Queen Victoria's 300-pound wedding cake set a big new trend for brides

Sweet treats had been a part of nuptial feasts for centuries, but Queen Victoria's tiered white cake took the tradition to new heights.

By Inés Antón
Published 10 Jun 2021, 21:48 BST
Wedding cake
Queen Victoria’s wedding cake was topped by Britannia, a female personification of Great Britain, blessing the bride and groom. Colored lithograph
Photograph by Bridgeman, ACI

Layers of cake, each one ornately decorated with piped icing and stacked atop each other, is a staple of many modern weddings. The moment when the newlyweds cut their first slice of wedding cake is a popular photo op, a tradition that goes back to British royalty. By the 19th century cake at wedding celebrations was nothing new; it had been a part of the marriage ceremony since ancient times. The Romans crumbled a cereal cake over the bride’s head, and in medieval England the bride and groom would kiss over a confection made of small, stacked buns. 

The 1840 wedding of Queen Victoria and Prince Albert of Saxe-Coburg and Gotha took this old tradition and turned it into something new. Their cake was big: three tiers of English plum cake that stood 14 inches tall, measured nearly 10 feet across, and weighed 300 pounds. (Discover the love story behind Queen Victoria's crown jewels.)

A bride cuts the cake in a British colorplate illustration from 1900.
Photograph by Bridgeman, ACI

Standing tall 

The height of Queen Victoria’s cake was a novelty: Most traditional English cakes were one layer at that time. Food historians believe that the queen wanted her cake to reflect a French influence, which had become popular in England. The origins of the high-rise cake go back to pre-revolutionary France, when chefs began cooking ever more ornamentally and vertically. After the revolution, fancy confectioners and pâtissiers left France for England, where they and their craft were embraced by the British upper classes. 

Some have speculated that these taller cakes were made in the early 18th century by a London baker, inspired to re-create the steeple of St. Bride’s Church designed by the architect Christopher Wren. In his book Wedding Cakes and Cultural History, Simon R. Charsley casts doubt on that idea: “It Anglicises the history of the vertical cake, placing its origin . . . before the influx of continental confectioners at the end of the 18th century.” (See vintage pictures of British royal weddings.)

Cake slice and gift box from Queen Victoria’s wedding.
Photograph by Bridgeman, ACI

Adding to the spectacle (and height) was one of the world’s first cake toppers. Victoria and Albert’s cake featured several miniature statues, including Britannia, a female personification of Great Britain, on top, blessing the royal couple clad in Roman costume. It soon became popular for small figurines of a bride and groom to appear on top of commoners’ cakes. 

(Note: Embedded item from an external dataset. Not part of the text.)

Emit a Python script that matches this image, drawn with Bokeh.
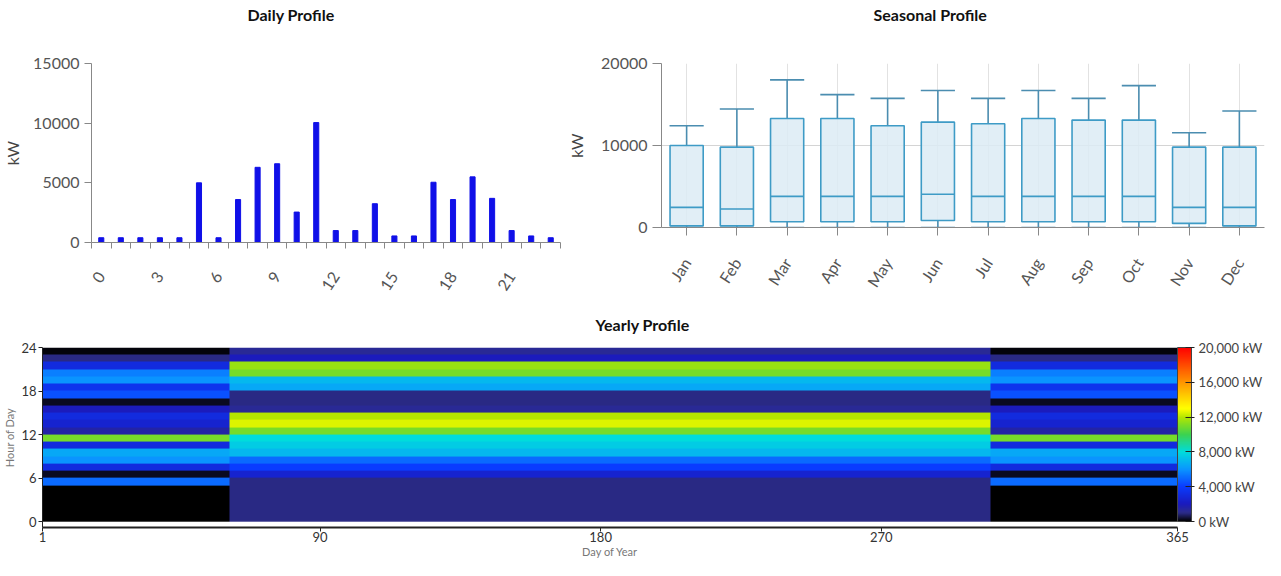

Perhaps the most enduring legacy of Victoria’s wedding cake was the use of pure white royal icing to cover the entire confection. Refined white sugar, which is used to create the iconic look, was very expensive in the 1840s, making the wedding cake a true statement piece. The cake caused a sensation. A detailed print of it reportedly hung in windows around London before the ceremony. Newspapers published images of Victoria’s cake—and every royal wedding cake thereafter—giving everyone a glimpse into the feast. 

By the late 19th century, however, thanks to the drop in sugar prices, tiered cakes with royal icing caught on among a middle class eager to emulate royal splendour on a humbler scale. 

Growing Big 

If commoners were marrying with tiered cakes, royal wedding cakes had to get taller if they were still to convey authority and prestige. Pastry chefs set new royal standards when Queen Victoria’s eldest child, Princess Victoria, married Prince Frederick William of Prussia in 1858. They created a triple-layer columned cake that stood more than six feet tall. When Prince George (later King George V) married in 1893, his wedding cake also featured columns, but supported three tiers and reached a height of seven feet. Not to be outdone, Lady Elizabeth (bride of the future King George VI) had a 10-foot-tall, nine-tiered cake. 

Cakes have continued to be a popular part of a royal wedding’s spectacle, but the trend spread to the masses, making it more than a central prop in a dramatic celebration of the monarchy and state power.